--- Exercise details ---
Copy the material below verbatim from the line with "Recreate this image" to the line with "tbs8087_y = [1.96, 1.45, 0.70, 1.13, -0.88, -1.94, -4.70, -8.19]", both lines included, omitting pictures and every line outside that range.

--- Figure scripts ---
** Begin **

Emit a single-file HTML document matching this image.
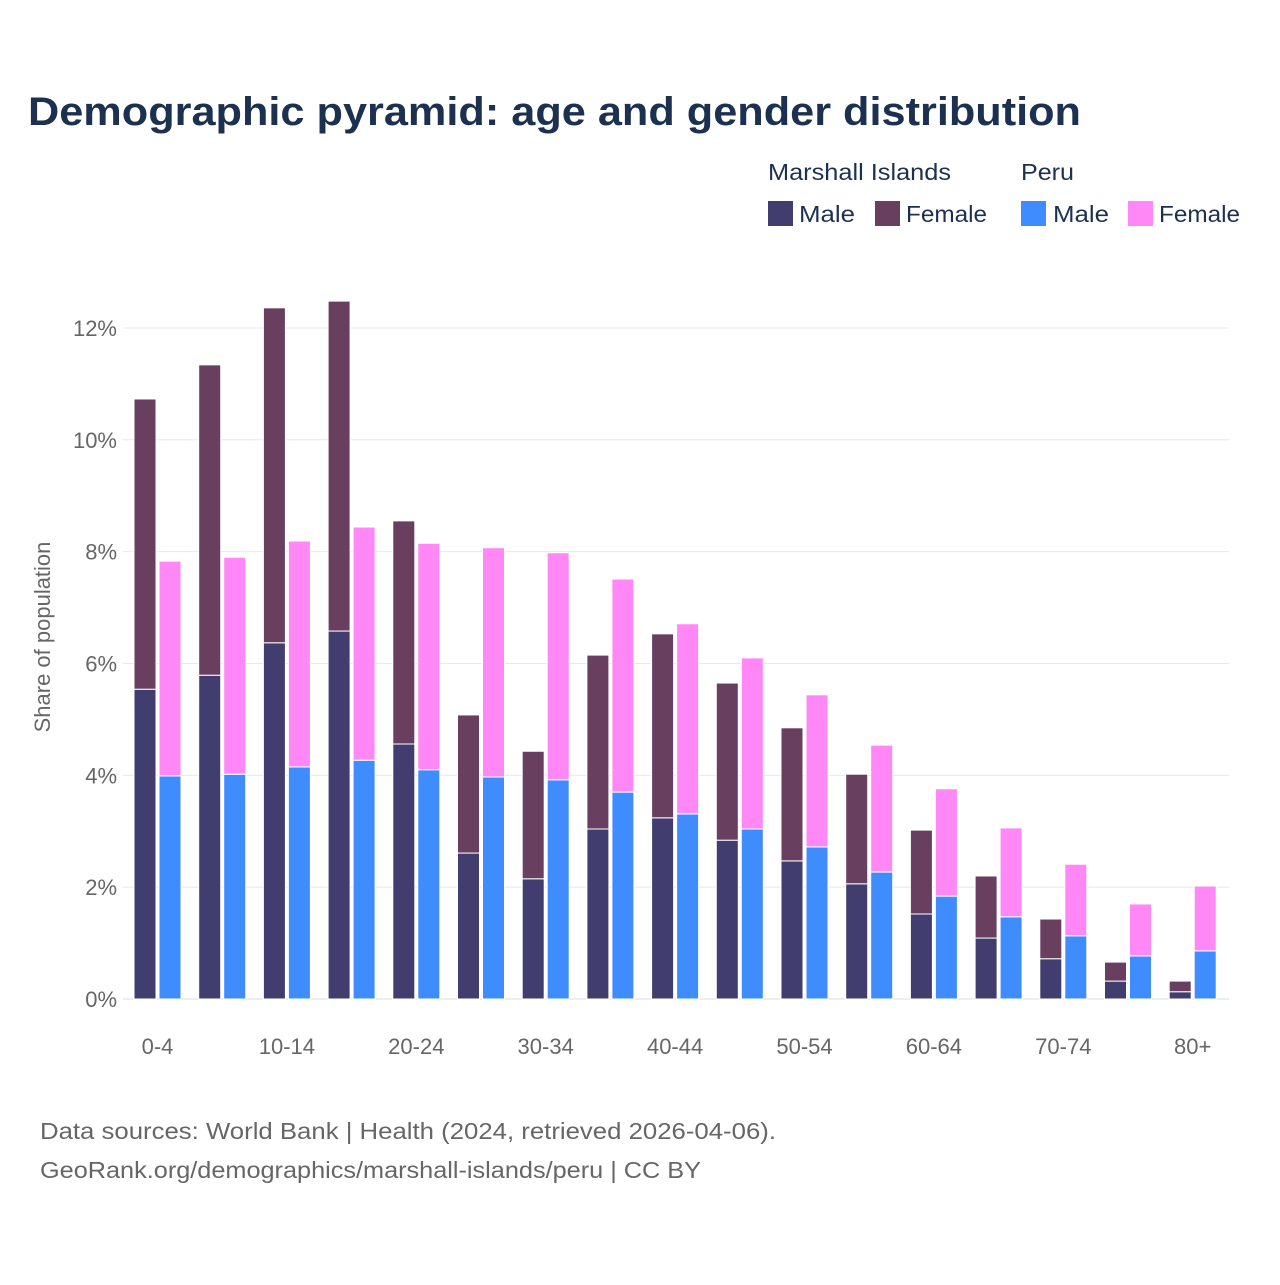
<!DOCTYPE html>
<html><head><meta charset="utf-8"><style>
body{margin:0;background:#fff;font-family:"Liberation Sans",sans-serif;}
svg text{font-family:"Liberation Sans",sans-serif;}
</style></head><body>
<svg id="chart" width="1280" height="1280" viewBox="0 0 1280 1280">
<rect width="1280" height="1280" fill="#fff"/>
<text x="28" y="125" font-size="40" font-weight="bold" fill="#1c3150" textLength="1053" lengthAdjust="spacingAndGlyphs">Demographic pyramid: age and gender distribution</text>
<g>
<text x="768" y="180" font-size="23" fill="#1c3150" textLength="183" lengthAdjust="spacingAndGlyphs">Marshall Islands</text>
<text x="1021" y="180" font-size="23" fill="#1c3150" textLength="53" lengthAdjust="spacingAndGlyphs">Peru</text>
<g><rect x="768" y="201" width="25" height="25" fill="#413d6f"/><text x="799" y="222" font-size="23" fill="#1c3150" textLength="56" lengthAdjust="spacingAndGlyphs">Male</text></g>
<g><rect x="875" y="201" width="25" height="25" fill="#683f5f"/><text x="906" y="222" font-size="23" fill="#1c3150" textLength="81" lengthAdjust="spacingAndGlyphs">Female</text></g>
<g><rect x="1021" y="201" width="25" height="25" fill="#3f8cff"/><text x="1053" y="222" font-size="23" fill="#1c3150" textLength="56" lengthAdjust="spacingAndGlyphs">Male</text></g>
<g><rect x="1128" y="201" width="25" height="25" fill="#ff88f6"/><text x="1159" y="222" font-size="23" fill="#1c3150" textLength="81" lengthAdjust="spacingAndGlyphs">Female</text></g>
</g>
<g id="grid"></g>
<g id="bars"></g>
<g id="xlabels"></g>
<text transform="translate(50,637) rotate(-90)" text-anchor="middle" font-size="22" fill="#666">Share of population</text>
<text x="40" y="1139" font-size="23" fill="#666" textLength="736" lengthAdjust="spacingAndGlyphs">Data sources: World Bank | Health (2024, retrieved 2026-04-06).</text>
<text x="40" y="1178" font-size="23" fill="#666" textLength="661" lengthAdjust="spacingAndGlyphs">GeoRank.org/demographics/marshall-islands/peru | CC BY</text>
</svg>
<script>
const ageGroups=["0-4","5-9","10-14","15-19","20-24","25-29","30-34","35-39","40-44","45-49","50-54","55-59","60-64","65-69","70-74","75-79","80+"];
const mhMale=[5.54,5.79,6.37,6.58,4.56,2.61,2.15,3.04,3.24,2.84,2.47,2.06,1.52,1.09,0.72,0.32,0.13];
const mhFemale=[5.19,5.55,5.99,5.90,3.99,2.47,2.28,3.11,3.29,2.81,2.38,1.96,1.50,1.11,0.71,0.34,0.19];
const peMale=[3.99,4.02,4.15,4.27,4.10,3.97,3.92,3.70,3.31,3.04,2.72,2.27,1.84,1.47,1.13,0.77,0.86];
const peFemale=[3.84,3.88,4.04,4.17,4.05,4.10,4.06,3.81,3.40,3.06,2.72,2.27,1.92,1.59,1.28,0.93,1.16];
const yTicks=[0,2,4,6,8,10,12];
const NS="http://www.w3.org/2000/svg";
const y0=999,pxPer=55.92,x0=134,step=64.7,bw=22,gap=3;
const ys=v=>y0-v*pxPer;
const xs=i=>x0+i*step;
function mk(tag,attrs,parent){const e=document.createElementNS(NS,tag);for(const k in attrs)e.setAttribute(k,attrs[k]);parent.appendChild(e);return e;}
const grid=document.getElementById('grid'),bars=document.getElementById('bars'),xl=document.getElementById('xlabels');
yTicks.forEach(t=>{
  const l=mk('line',{x1:123,x2:1229,y1:ys(t),y2:ys(t),stroke:t===0?'#ddd':'#e8e8ec','stroke-width':1},grid);
  
  
  const tx=mk('text',{x:117,y:ys(t)+8,'text-anchor':'end','font-size':22,fill:'#666'},grid);
  tx.textContent=t+'%';
  
  
});
function bar(x,v0,v1,color,name){
  const r=mk('rect',{x:x,y:ys(v1),width:bw,height:ys(v0)-ys(v1),fill:color,stroke:'#fff','stroke-width':1},bars);
  
  
}
ageGroups.forEach((g,i)=>{
  const x=xs(i);
  bar(x,0,mhMale[i],'#413d6f','bar-marshall-male-'+g);
  bar(x,mhMale[i],mhMale[i]+mhFemale[i],'#683f5f','bar-marshall-female-'+g);
  bar(x+bw+gap,0,peMale[i],'#3f8cff','bar-peru-male-'+g);
  bar(x+bw+gap,peMale[i],peMale[i]+peFemale[i],'#ff88f6','bar-peru-female-'+g);
  if(i%2===0){
    const t=mk('text',{x:x+bw+gap/2,y:1054,'text-anchor':'middle','font-size':22,fill:'#666'},xl);
    t.textContent=g;
    
    
  }
});
</script>
</body></html>
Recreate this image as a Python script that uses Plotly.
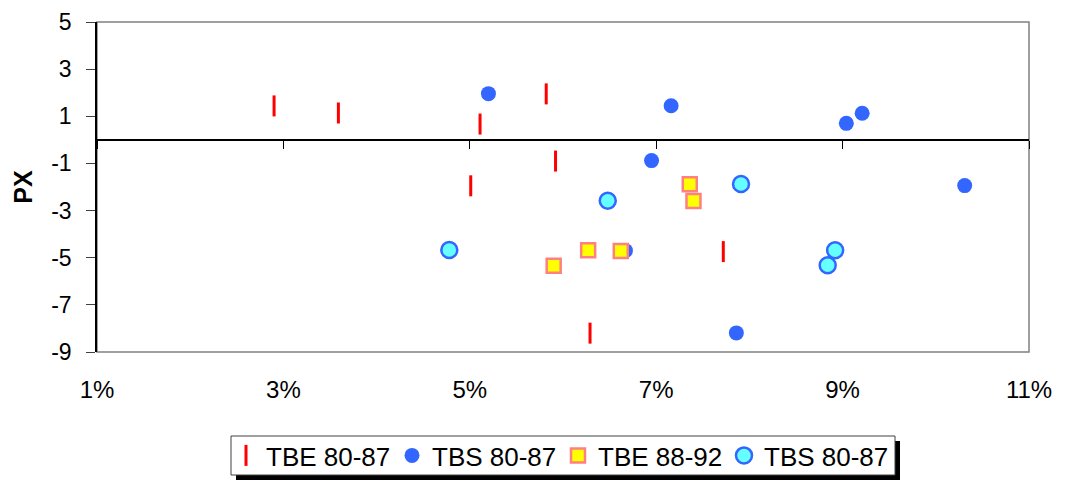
import plotly.graph_objects as go

# ---- data (x as fraction, y = PX) ----
tbe8087_x = [0.0290, 0.0359, 0.0511, 0.0582, 0.0592, 0.0501, 0.0772, 0.0629]
tbe8087_y = [1.44, 1.14, 0.67, 1.95, -0.90, -1.95, -4.74, -8.20]

tbs8087_x = [0.0520, 0.0716, 0.0904, 0.0921, 0.0695, 0.1031, 0.0667, 0.0786]
tbs8087_y = [1.96, 1.45, 0.70, 1.13, -0.88, -1.94, -4.70, -8.19]

tbe8892_x = [0.0736, 0.0740, 0.0590, 0.0627, 0.0662]
tbe8892_y = [-1.88, -2.59, -5.34, -4.68, -4.71]

tbs8087b_x = [0.0478, 0.0648, 0.0791, 0.0892, 0.0884]
tbs8087b_y = [-4.67, -2.58, -1.87, -4.68, -5.32]

series_names = ["TBE 80-87", "TBS 80-87", "TBE 88-92", "TBS 80-87"]
x_ticks = [0.01, 0.03, 0.05, 0.07, 0.09, 0.11]
x_tick_labels = ["1%", "3%", "5%", "7%", "9%", "11%"]
y_ticks = [5, 3, 1, -1, -3, -5, -7, -9]
y_tick_labels = ["5", "3", "1", "-1", "-3", "-5", "-7", "-9"]

fig = go.Figure()
fig.add_trace(go.Scatter(x=tbe8087_x, y=tbe8087_y, mode="markers", name=series_names[0],
                         marker=dict(symbol="line-ns", size=15, line=dict(color="#FF0000", width=3))))
fig.add_trace(go.Scatter(x=tbs8087_x, y=tbs8087_y, mode="markers", name=series_names[1],
                         marker=dict(symbol="circle", size=15, color="#3366FF", line=dict(width=0))))
fig.add_trace(go.Scatter(x=tbe8892_x, y=tbe8892_y, mode="markers", name=series_names[2],
                         marker=dict(symbol="square", size=14, color="#FFFF00", line=dict(color="#FF8080", width=2.5))))
fig.add_trace(go.Scatter(x=tbs8087b_x, y=tbs8087b_y, mode="markers", name=series_names[3],
                         marker=dict(symbol="circle", size=16, color="#66FFFF", line=dict(color="#3366FF", width=2.5))))
# helper trace for the axis drawn through y = 0
fig.add_trace(go.Scatter(x=[None], y=[None], xaxis="x2", yaxis="y", showlegend=False, hoverinfo="skip"))

font = "Liberation Sans, Arial, sans-serif"
W_PLOT, H_PLOT, L, T = 932, 330, 97, 22


def px_x(p):
    return (p - L) / W_PLOT


def px_y(p):
    return (T + H_PLOT - p) / H_PLOT


fig.update_layout(
    width=1068, height=480,
    margin=dict(l=97, r=39, t=22, b=128, autoexpand=False),
    paper_bgcolor="white", plot_bgcolor="white",
    font=dict(family=font, color="black"),
    xaxis=dict(range=[0.01, 0.11], tickvals=x_ticks, ticktext=x_tick_labels,
               showgrid=False, zeroline=False, showline=False, ticks="",
               ticklabelstandoff=21, tickfont=dict(size=24)),
    xaxis2=dict(range=[0.01, 0.11], tickvals=x_ticks, overlaying="x", anchor="free",
                position=9 / 14, side="bottom", showline=True, linecolor="black", linewidth=1.5,
                ticks="outside", ticklen=8, tickcolor="black", tickwidth=1,
                showticklabels=False, showgrid=False, zeroline=False),
    yaxis=dict(range=[-9, 5], tickvals=y_ticks, ticktext=y_tick_labels,
               showgrid=False, zeroline=False,
               showline=True, linecolor="black", linewidth=1.5,
               ticks="outside", ticklen=9, tickcolor="#404040",
               ticklabelstandoff=10, tickfont=dict(size=23),
               title=dict(text="<b>PX</b>", font=dict(size=25), standoff=11)),
    legend=dict(orientation="h", x=px_x(226), xanchor="left", y=px_y(432), yanchor="top",
                bgcolor="rgba(0,0,0,0)", borderwidth=0,
                font=dict(size=26), entrywidth=121, entrywidthmode="pixels",
                tracegroupgap=0, itemsizing="trace"),
    shapes=[
        dict(type="rect", xref="paper", yref="paper", x0=0, x1=1, y0=0, y1=1,
             line=dict(color="#808080", width=1.5), layer="below"),
        # legend shadow and box
        dict(type="rect", xref="paper", yref="paper",
             x0=px_x(236), x1=px_x(900), y0=px_y(480), y1=px_y(441),
             fillcolor="black", line=dict(width=0), layer="above"),
        dict(type="rect", xref="paper", yref="paper",
             x0=px_x(231), x1=px_x(895), y0=px_y(475), y1=px_y(436),
             fillcolor="white", line=dict(color="#404040", width=1), layer="above"),
    ],
    showlegend=True,
)

fig.write_html("out.html")
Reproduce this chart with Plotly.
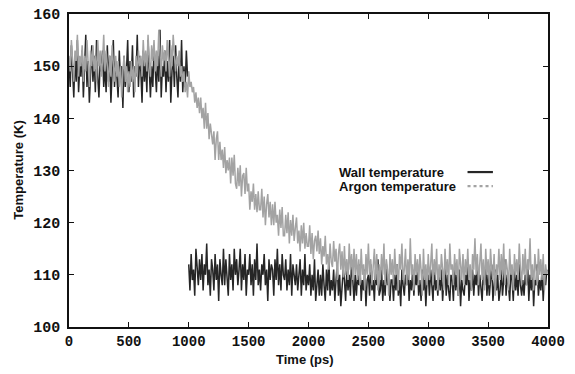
import numpy as np
import plotly.graph_objects as go

# sample spacing of the hand-read traces (ps)
dt = 10

wall_early = [
    151,146,154,148,144,152,147,155,145,150,
    148,153,144,150,156,146,151,143,149,154,
    147,152,145,155,148,144,151,149,153,146,
    150,145,154,147,152,143,149,155,146,151,
    148,144,153,147,150,142,152,146,149,155,
    145,151,147,154,144,150,148,156,146,152,
    149,143,153,147,151,145,155,148,144,150,
    146,154,149,145,152,147,157,144,150,148,
    153,145,151,147,155,143,149,152,146,154,
    148,144,152,147,155,145,150,146,153,148,
]

wall_late = [
    112,107,114,109,111,106,115,110,108,113,
    109,114,107,112,110,116,108,111,106,113,
    111,107,114,109,112,105,113,110,108,115,
    108,113,110,106,114,109,112,107,115,110,
    113,108,111,115,107,112,109,114,106,111,
    110,114,108,112,106,113,109,116,108,111,
    107,112,110,114,108,111,105,113,109,112,
    111,106,113,109,115,108,112,107,114,110,
    109,113,107,111,108,114,106,112,110,108,
    112,107,110,113,106,111,108,114,107,110,
    108,112,106,110,107,113,105,109,111,106,
    110,106,112,108,105,111,107,113,106,109,
    107,111,105,109,112,106,110,104,108,111,
    109,105,111,107,110,106,113,108,105,110,
    106,110,108,112,105,109,107,111,104,109,
    110,106,112,107,109,105,111,108,113,106,
    107,111,105,109,106,112,108,110,105,109,
    109,105,110,107,112,106,109,104,111,108,
    106,110,108,112,105,109,107,111,106,110,
    108,112,106,109,105,111,107,110,104,109,
    110,106,111,108,105,112,107,109,106,111,
    107,111,105,109,112,106,110,107,105,110,
    109,105,112,107,110,106,111,104,109,107,
    106,110,108,113,105,109,107,111,106,110,
    108,112,106,110,107,105,111,108,112,106,
    110,106,109,112,105,108,111,107,110,105,
    107,111,106,109,113,106,110,108,105,111,
    109,105,111,107,110,106,112,108,106,109,
    106,110,108,112,105,110,107,111,104,109,
    108,112,106,109,107,111,105,110,108,111,
]

argon = [
    152,149,155,150,147,153,151,156,148,152,
    150,154,147,152,149,155,151,146,153,150,
    154,149,152,147,155,150,153,148,151,156,
    149,153,150,146,152,148,154,150,147,152,
    148,151,146,150,144,149,152,147,150,145,
    149,146,151,147,150,145,152,148,153,150,
    152,148,155,150,153,149,156,151,148,154,
    151,155,149,153,150,157,152,148,154,151,
    153,149,155,151,148,154,150,156,152,149,
    152,150,153,148,150,147,149,145,147,144,
    149,146,147,145,146,143,145,142,144,141,
    144,140,142,138,143,138,141,136,139,137,
    135,137.5,132,136,137.5,132,135.5,132,134,130.5,
    134.5,129.5,132,130,132.5,127.5,132.5,129,133,127.5,
    126.5,130.5,127,131,125,129,129.5,125.5,130.5,126,
    127.5,122.5,126,124,127.5,122.5,125.5,122,126,122.5,
    122.5,126.5,121,125,119.5,123.5,125.5,121,124,119.5,
    123.5,119.5,124,120,121.5,117.5,122.5,119,123,117.5,
    117.5,121.5,118,122,116,120.5,117.5,121.5,116.5,119,
    121,116,118.5,114.5,119.5,116,120,115,118,115.5,
    115.5,119.5,114,118,113,116.5,117.5,114.5,118.5,114,
    117,112,115.5,113.5,117.5,112,114,111,116,112.5,
    111.5,116.5,112.5,115,109,114,116,111,114.5,109.5,
    115.5,110,113,109,116,111,114,109,115,110,
    114,109,113,108,115,110,112,107,114,110,
    116,110,113,108,112,115,109,114,107,112,
    109,114,110,116,108,113,111,106,114,110,
    113,108,115,110,112,107,114,111,116,109,
    111,115,108,113,109,117,110,112,107,114,
    110,113,108,114,111,106,115,109,112,108,
    114,109,112,116,108,113,110,115,107,112,
    109,114,111,107,115,110,113,108,116,111,
    112,108,114,110,113,106,115,111,109,114,
    108,113,110,115,109,112,107,114,111,117,
    110,114,108,112,116,109,113,107,115,110,
    113,108,115,111,109,114,106,112,110,115,
    109,114,110,116,108,113,111,107,115,110,
    112,107,114,110,113,109,116,111,108,114,
    110,115,108,113,111,117,109,112,107,114,
    111,108,115,110,113,109,114,107,112,110,
]

t_early = np.arange(len(wall_early)) * dt
t_late = 1000 + np.arange(len(wall_late)) * dt
t_argon = np.arange(len(argon)) * dt

wall_t = list(t_early) + [None] + list(t_late)
wall_v = wall_early + [None] + wall_late

x_ticks = [0, 500, 1000, 1500, 2000, 2500, 3000, 3500, 4000]
y_ticks = [100, 110, 120, 130, 140, 150, 160]
series_names = ["Wall temperature", "Argon temperature"]
series_colors = ["#262626", "#a3a3a3"]

fig = go.Figure()
fig.add_trace(go.Scatter(x=wall_t, y=wall_v, mode="lines", name=series_names[0],
                         line=dict(color=series_colors[0], width=1.5),
                         connectgaps=False, showlegend=False))
fig.add_trace(go.Scatter(x=t_argon, y=argon, mode="lines", name=series_names[1],
                         line=dict(color=series_colors[1], width=1.5),
                         showlegend=False))

tickfont = dict(family="Liberation Mono", size=15, color="#111", weight="bold")
xtickfont = dict(family="Liberation Mono", size=14, color="#111", weight="bold")
fig.update_xaxes(range=[0, 4000], tickvals=x_ticks, ticks="inside", ticklen=5,
                 tickwidth=1.3, tickcolor="#111", showline=True, linewidth=1.5,
                 linecolor="#111", mirror="ticks", showgrid=False, zeroline=False,
                 tickfont=xtickfont, ticklabelstandoff=0)
fig.update_yaxes(range=[100, 160], tickvals=y_ticks, ticks="inside", ticklen=5,
                 tickwidth=1.3, tickcolor="#111", showline=True, linewidth=1.5,
                 linecolor="#111", mirror="ticks", showgrid=False, zeroline=False,
                 tickfont=tickfont, ticklabelstandoff=4)

title_font = dict(family="Liberation Sans", size=13, color="#111", weight="bold")
annotations = [
    dict(text="Time (ps)", xref="paper", yref="paper", x=0.493, y=-0.103,
         xanchor="center", yanchor="middle", showarrow=False, font=title_font),
    dict(text="Temperature (K)", xref="paper", yref="paper", x=-0.106, y=0.5,
         xanchor="center", yanchor="middle", textangle=-90, showarrow=False,
         font=title_font),
]
# legend (text left, line sample right, as in the reference)
leg_y = [0.495, 0.45]
for name, yy in zip(series_names, leg_y):
    annotations.append(dict(text=name, xref="paper", yref="paper", x=0.559, y=yy,
                            xanchor="left", yanchor="middle", showarrow=False,
                            font=title_font))
fig.update_layout(annotations=annotations)
for col, yy, dash in zip(series_colors, leg_y, ["solid", "dot"]):
    fig.add_shape(type="line", xref="paper", yref="paper", x0=0.832, x1=0.885,
                  y0=yy, y1=yy, line=dict(color=col, width=2.2, dash=dash))

fig.update_layout(width=575, height=374,
                  margin=dict(l=69, r=27, t=14, b=47, autoexpand=False),
                  paper_bgcolor="white", plot_bgcolor="white")

fig.write_html("out.html")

** End **

--- Result for this exercise ---
Recreate this image as a Python script that uses Plotly.
import plotly.graph_objects as go

# ---- data (x as fraction, y = PX) ----
tbe8087_x = [0.0290, 0.0359, 0.0511, 0.0582, 0.0592, 0.0501, 0.0772, 0.0629]
tbe8087_y = [1.44, 1.14, 0.67, 1.95, -0.90, -1.95, -4.74, -8.20]

tbs8087_x = [0.0520, 0.0716, 0.0904, 0.0921, 0.0695, 0.1031, 0.0667, 0.0786]
tbs8087_y = [1.96, 1.45, 0.70, 1.13, -0.88, -1.94, -4.70, -8.19]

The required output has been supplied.